Post-Training Quantization for Vision Transformer

Authors: Zhenhua Liu, Yunhe Wang, Kai Han, Wei Zhang, Siwei Ma, Wen Gao

NeurIPS 2021 | Conference PDF | Archive PDF | Plain Text | LLM Run Details

Reproducibility Variable Result LLM Response
Research Type Experimental The effectiveness of the proposed method is verified on several benchmark models and datasets, which outperforms the state-of-the-art posttraining quantization algorithms. For instance, we can obtain an 81.29% top-1 accuracy using Dei T-B model on Image Net dataset with about 8-bit quantization.
Researcher Affiliation Collaboration Zhenhua Liu1,2, Yunhe Wang2 , Kai Han2, Wei Zhang2, Siwei Ma1,3, Wen Gao1,3 1School of Electronic Engineering and Computer Science, Peking University 2 Huawei Noah s Ark Lab 3Peng Cheng Laboratory
Pseudocode No No structured pseudocode or algorithm blocks were found in the paper.

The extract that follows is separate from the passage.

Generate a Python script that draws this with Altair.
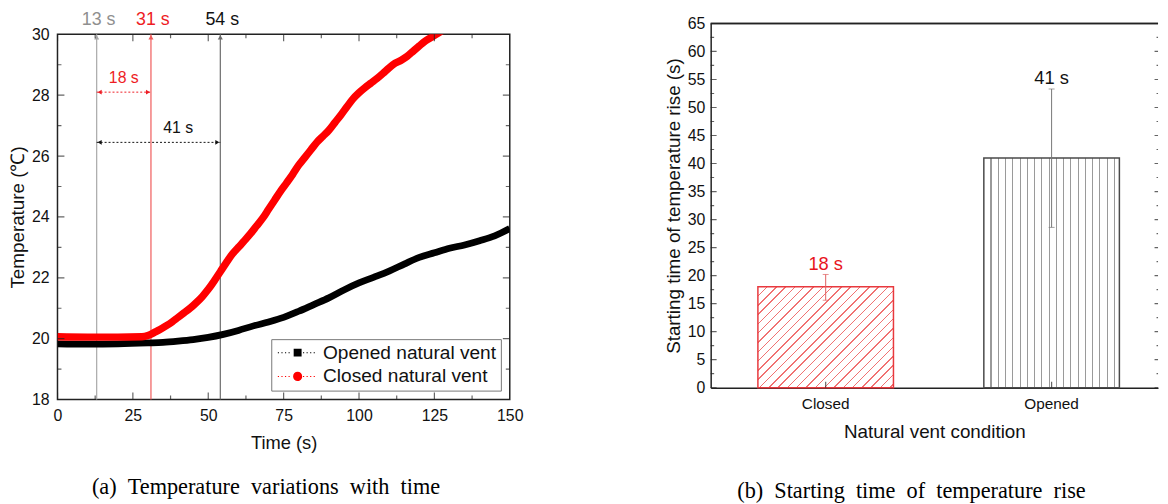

Open Source Code Yes Code will be available at https://gitee.com/mindspore/models/tree/master/research/cv/VTPTQ.
Open Datasets Yes For image classification, the CIFAR-10, CIFAR-100 and ILSVRC-2012 Image Net (we refer to it as Image Net in what follows) datasets are utilized to evaluate the quantization performance. ... For object detection task, the COCO2017 dataset is utilized to evaluate the quantization performance, which contains 118K training images and 5K validation images.
Dataset Splits Yes The CIFAR-10 dataset consists of 50K training images and 10K test images... CIFAR-100 dataset also contains 50K training images and 10K test images... Image Net dataset contains 1.2 million training images and 50K validation images... COCO2017 dataset ... contains 118K training images and 5K validation images.

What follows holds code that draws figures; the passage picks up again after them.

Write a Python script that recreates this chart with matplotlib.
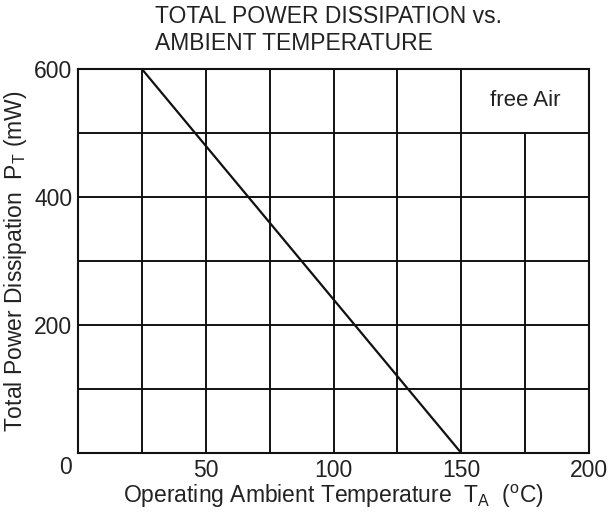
import matplotlib.pyplot as plt

plt.rcParams['font.family'] = ['Liberation Sans', 'DejaVu Sans']

# derating curve
temp_c = [25, 150]
power_mw = [600, 0]

x_ticks = [50, 100, 150, 200]
y_ticks = [200, 400, 600]
x_grid = [25, 50, 75, 100, 125, 150, 175]
y_grid = [100, 200, 300, 400, 500]

fig = plt.figure(figsize=(6.10, 5.14), dpi=100)
ax = fig.add_axes([78 / 610, 1 - 453 / 514, 511 / 610, 384 / 514])

ax.set_xlim(0, 200)
ax.set_ylim(0, 600)

# grid, leaving the "free Air" box open
for xv in x_grid:
    top = 500 if xv == 175 else 600
    ax.plot([xv, xv], [0, top], color='#111111', lw=1.4, solid_capstyle='butt')
for yv in y_grid:
    ax.plot([0, 200], [yv, yv], color='#111111', lw=1.4, solid_capstyle='butt')

ax.plot(temp_c, power_mw, color='#111111', lw=1.6)

for s in ax.spines.values():
    s.set_linewidth(1.5)
    s.set_color('#111111')

ax.set_xticks(x_ticks)
ax.set_yticks(y_ticks)
ax.tick_params(length=0, labelsize=16.5, pad=4, labelcolor='#222222')
ax.text(65 / 610, 1 - 467 / 514, '0', transform=fig.transFigure, fontsize=16.5,
        ha='center', va='center', color='#222222')

ax.text(175, 550, 'free Air', fontsize=16, ha='center', va='center', color='#222222')

ax.set_xlabel('Operating Ambient Temperature  T$_\\mathregular{A}$  ($^\\mathregular{o}$C)',
              fontsize=16.5, labelpad=1, color='#222222')
ax.set_ylabel('Total Power Dissipation  P$_\\mathregular{T}$ (mW)', fontsize=16.5,
              labelpad=4, color='#222222')

fig.text(155 / 610, 1 - 5 / 514, 'TOTAL POWER DISSIPATION vs.\nAMBIENT TEMPERATURE',
         fontsize=16.5, ha='left', va='top', linespacing=1.25, color='#222222')

fig.savefig('out.png', dpi=100)
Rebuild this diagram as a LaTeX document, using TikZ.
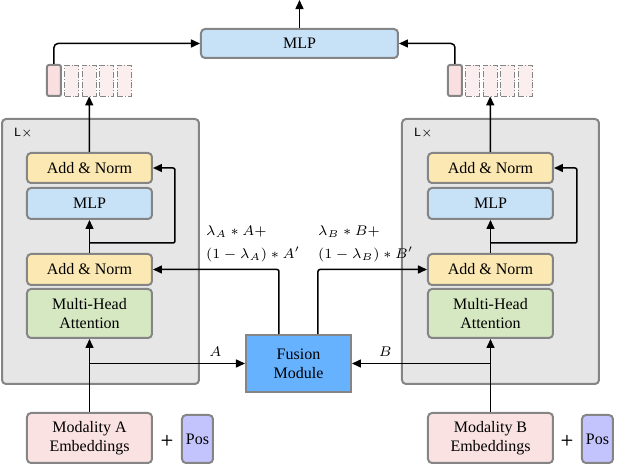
\documentclass[tikz,border=0pt]{standalone}
\usepackage{fontspec}
\setmainfont{Liberation Serif}
\newfontfamily\timesfont{Liberation Serif}
\usepackage{xcolor}
\usetikzlibrary{positioning,calc,arrows.meta}

\definecolor{edgegray}{HTML}{858585}
\definecolor{blockgray}{HTML}{E6E6E6}
\definecolor{normyellow}{HTML}{FCE8B2}
\definecolor{mlpblue}{HTML}{C7E1F6}
\definecolor{attgreen}{HTML}{D5E8C2}
\definecolor{embpink}{HTML}{F9E2E1}
\definecolor{tokpink}{HTML}{F9DFDF}
\definecolor{ghostpink}{HTML}{FAEEEE}
\definecolor{posblue}{HTML}{C3C3FD}
\definecolor{fusionblue}{HTML}{66B2FF}

\tikzset{
    box/.style={draw=edgegray, line width=1pt, rounded corners=2pt, align=center, inner sep=0pt},
    layer/.style={box, minimum width=62.5pt, minimum height=15.5pt},
    block/.style={box, fill=blockgray, minimum width=98.5pt, minimum height=132.5pt},
    token/.style={draw=edgegray, line width=1pt, rounded corners=1pt, fill=tokpink, minimum width=7pt, minimum height=15.5pt, inner sep=0pt},
    ghost/.style={draw=edgegray, line width=0.4pt, densely dashdotted, fill=ghostpink, minimum width=7pt, minimum height=15.5pt, inner sep=0pt},
    arr/.style={-{Triangle[length=4.5pt,width=4pt]}, line width=0.75pt},
    mix/.style={anchor=west, align=left, font=\fontsize{7}{8.5}\selectfont}
}

\begin{document}
\begin{tikzpicture}[x=0.5pt, y=-0.5pt, font=\timesfont\fontsize{8}{9.5}\selectfont]
    \useasboundingbox (0,0) rectangle (618,466);

    % Encoder blocks
    \node[block] (blockA) at (100.5,251.5) {};
    \node[block] (blockB) at (500.5,251.5) {};
    \node[anchor=west, font=\sffamily\fontsize{6}{7}\selectfont] (nA) at (7,133) {L$\times$};
    \node[anchor=west, font=\sffamily\fontsize{6}{7}\selectfont] (nB) at (407,133) {L$\times$};

    % Layers, modality A
    \node[layer, fill=normyellow, minimum height=15pt] (normA2) at (89.5,168) {Add \& Norm};
    \node[layer, fill=mlpblue] (mlpA) at (89.5,203.5) {MLP};
    \node[layer, fill=normyellow] (normA1) at (89.5,269.5) {Add \& Norm};
    \node[layer, fill=attgreen, minimum height=24.5pt] (attA) at (89.5,313.5) {Multi-Head\\Attention};

    % Layers, modality B
    \node[layer, fill=normyellow, minimum height=15pt] (normB2) at (490.5,168) {Add \& Norm};
    \node[layer, fill=mlpblue] (mlpB) at (490.5,203.5) {MLP};
    \node[layer, fill=normyellow] (normB1) at (490.5,269.5) {Add \& Norm};
    \node[layer, fill=attgreen, minimum height=24.5pt] (attB) at (490.5,313.5) {Multi-Head\\Attention};

    % Embeddings
    \node[box, fill=embpink, minimum width=62.5pt, minimum height=25pt] (embA) at (89.5,438) {Modality A\\Embeddings};
    \node[font=\sffamily\bfseries\fontsize{7.5}{9}\selectfont] (plusA) at (167,441) {+};
    \node[box, fill=posblue, minimum width=15.5pt, minimum height=24pt] (posA) at (197.5,439) {Pos};
    \node[box, fill=embpink, minimum width=62.5pt, minimum height=25pt] (embB) at (490.5,438) {Modality B\\Embeddings};
    \node[font=\sffamily\bfseries\fontsize{7.5}{9}\selectfont] (plusB) at (567,441) {+};
    \node[box, fill=posblue, minimum width=15.5pt, minimum height=24pt] (posB) at (597.5,439) {Pos};

    % Fusion
    \node[draw=edgegray, line width=1pt, fill=fusionblue, align=center, minimum width=52.5pt, minimum height=28.5pt, inner sep=0pt] (fusion) at (298.5,363.5) {Fusion\\Module};

    % Tokens
    \node[token] (tokA0) at (54,80.5) {};
    \node[token] (tokB0) at (455,80.5) {};
    \foreach \i in {1,...,4} {
        \node[ghost] (tokA\i) at (54+17.6*\i,80.5) {};
        \node[ghost] (tokB\i) at (455+17.6*\i,80.5) {};
    }

    % Head
    \node[box, fill=mlpblue, minimum width=98.5pt, minimum height=14.5pt] (mlp) at (299.5,43.5) {MLP};
    \coordinate (out) at (299.5,0);
    \draw[arr] (mlp.north) -- (out);
    \draw[arr, rounded corners=2pt] (tokA0.north) |- (mlp.west);
    \draw[arr, rounded corners=2pt] (tokB0.north) |- (mlp.east);

    % Flow, modality A
    \draw[arr] (embA.north) -- (attA.south);
    \draw[arr] (normA1.north) -- (mlpA.south);
    \coordinate (loopA) at (175,243);
    \draw[arr, rounded corners=1pt] (normA1.north |- loopA) -| (loopA |- normA2.east) -- (normA2.east);
    \draw[arr] (normA2.north) -- (tokA2.south);
    \draw[arr] (embA.north |- fusion.west) -- (fusion.west) node[pos=0.81, above, font=\fontsize{7}{8}\selectfont] (lblA) {$A$};

    % Flow, modality B
    \draw[arr] (embB.north) -- (attB.south);
    \draw[arr] (normB1.north) -- (mlpB.south);
    \coordinate (loopB) at (577,243);
    \draw[arr, rounded corners=1pt] (normB1.north |- loopB) -| (loopB |- normB2.east) -- (normB2.east);
    \draw[arr] (normB2.north) -- (tokB2.south);
    \draw[arr] (embB.north |- fusion.east) -- (fusion.east) node[pos=0.76, above, font=\fontsize{7}{8}\selectfont] (lblB) {$B$};

    % Fusion outputs
    \draw[arr, rounded corners=1pt] ([xshift=-9.75pt]fusion.north) |- (normA1.east);
    \draw[arr, rounded corners=1pt] ([xshift=9.75pt]fusion.north) |- (normB1.west);
    \node[mix] (mixA) at (199,244) {$\lambda_A * A+$\\[3pt]$(1-\lambda_A) * A'$};
    \node[mix] (mixB) at (311,244) {$\lambda_B * B+$\\[3pt]$(1-\lambda_B) * B'$};

\end{tikzpicture}
\end{document}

Hardware Specification No No specific hardware details (e.g., GPU/CPU models, memory, or detailed computer specifications) used for running the experiments were provided. The paper only mentions 'High-Performance Computing Platform of Peking University' in acknowledgements, which is not specific enough.
Software Dependencies No The paper mentions 'MindSpore' in the code repository link, but does not provide specific version numbers for MindSpore or any other key software dependencies (e.g., Python, PyTorch, TensorFlow, CUDA) used in the experiments.
Experiment Setup Yes We randomly select 100 images for CIFAR-10 and CIFAR-100 dataset and 1000 images for Image Net and COCO2017 dataset from the training dataset as the calibration dataset. For the hyper-parameter, α and β are set to 0.5 and 1.2 for all the experiments. The maximum iteration is set to 20 if not mentioned specifically. For mixed-precision, we utilize {4,5,6,7,8} and {6,7,8,9,10} bits while the target bit-width are 6 bit and 8 bit, respectively.